The part after ‘because’ is what matters. We can be realistic and try to look for the problems and possible solutions inside us first. Or we can always justify the things that happen to us. Our brain is so powerful. Justifying can be your true enemy and get you side-tracked without even realizing what has happened to you.
Last but not least, we tend to self-destruct because we are afraid. We think success is not meant for us. We restrain ourselves, influenced by everything around us, we choose to fail.
Speaking of fear, it brings me to a perfect quote by Marianne Williamson:
Our deepest fear is not that we are inadequate. Our deepest fear is that we are powerful beyond measure. It is our light, not our darkness, that most frightens us. We ask ourselves, Who am I to be brilliant, gorgeous, talented, fabulous? Actually, who are you not to be? You are a child of God. Your playing small doesn’t serve the world. There’s nothing enlightened about shrinking so that other people won’t feel insecure around you. We are all meant to shine, as children do.
All of these are aides of self-destruction. They are silent killers. If you don’t study yourself and don’t realize what is happening on time, or if you don’t act, it is highly likely that you will be living an unfulfilling life, not achieving your full potential. On the other hand, these things are something we all face and it is up to us to do with them as we please.
Where’s Beauty, Though?
Hm, this is a million-dollar question and it is definitely hard to answer. But I will give it a shot. The beauty lies in simplicity. It is much more simple to choose shallowness over depth. We are choosing the path of least resistance. Although both actions — living a proactive and fulfilling life or purposely destroying oneself — bring a certain amount of pain we choose the latter. Why?
I believe that the answer lies in the sense of belonging. It is undeniable that humans are social species and they need to interact with others, which makes them feel good. When we were cavemen we had to be cautious because expelling someone from the tribe was a life or death question. Fast-forwarding to present, that is not the case.
However, holding a different view, one that is uncommon for your environment, your friends, family, and society may label you as an outcast, a recluse or an outlier. So it is better to be messed up and trying to patch the pieces of your life together. Cause, let’s face it, the people around you are doing the same thing.
But there’s more. The beauty lies in culture. Poets talk about it, writers, playwrights, movie-makers, painters, singers, composers. Basically everyone who’s scratched the surface of what we call art touched upon the topic of “star-crossed lovers”, love, death, and misfortune. But no-one took the liberty to say that these characters brought that to themselves. Could that be the case? Romeo and Juliet, Heathcliff and Cathy from Wuthering Heights, or to be more up-to-date, Rose and Jack from Titanic.
All cliche love stories (brilliant nonetheless), I know, but there is a smudge of self-destruction in each of these characters.
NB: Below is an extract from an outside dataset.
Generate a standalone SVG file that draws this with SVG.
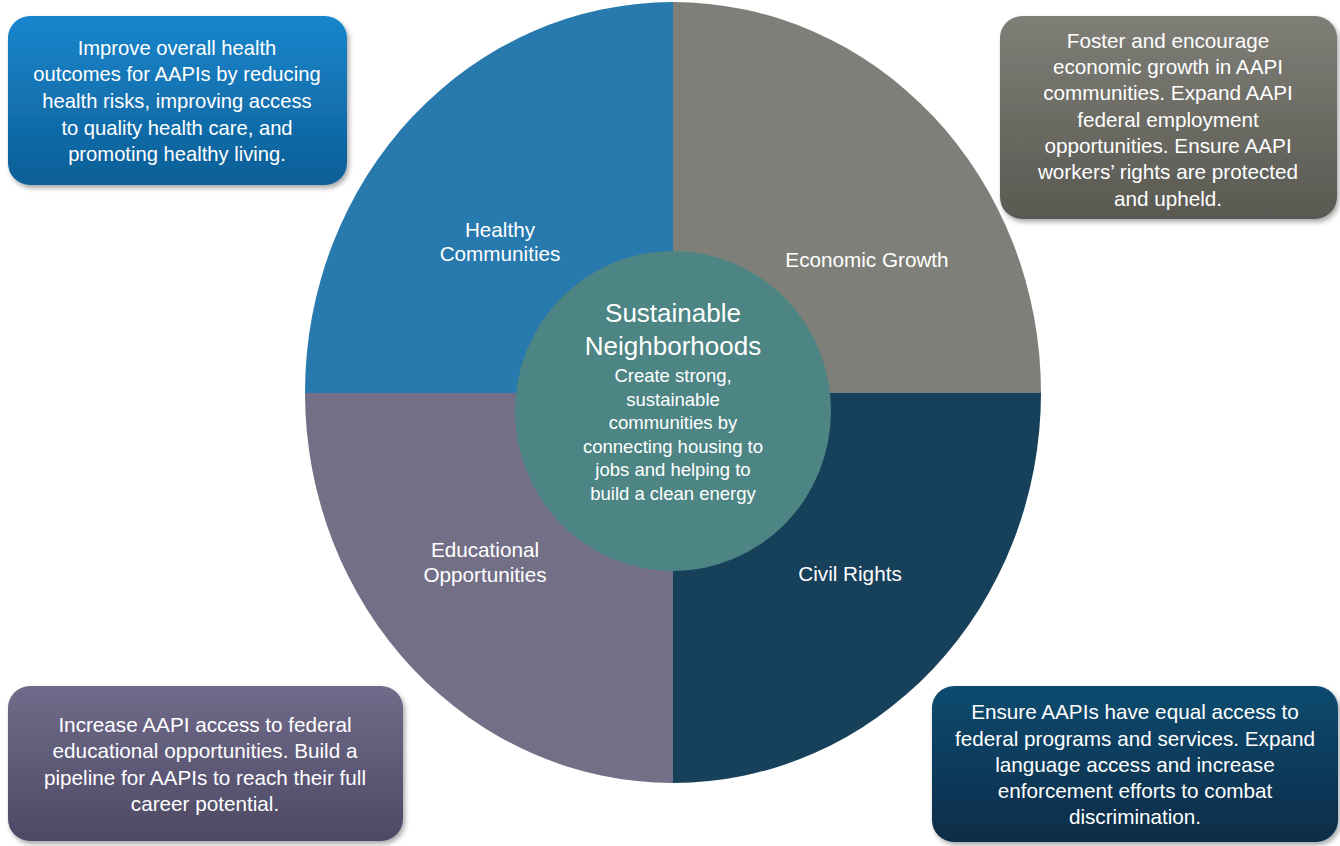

They were flawed from the start. And we love these characters. What’s more important, we relate to them. We can see ourselves being at the brink of a successful relationship, and sabotaging ourselves, with something like “I am not looking for anything serious now” because we are afraid of success. And the same goes for any other field, your career, hobbies, family relations, you name it. The entire culture as remarkable as it is is flawed and we see it every day, so, no wonder we behave the way we do.
The beauty can certainly be found in self-destruction, but genuine happiness hides in morality and success and that is a path we all must take, and every day, we need to start over and correct our course as we get side-tracked.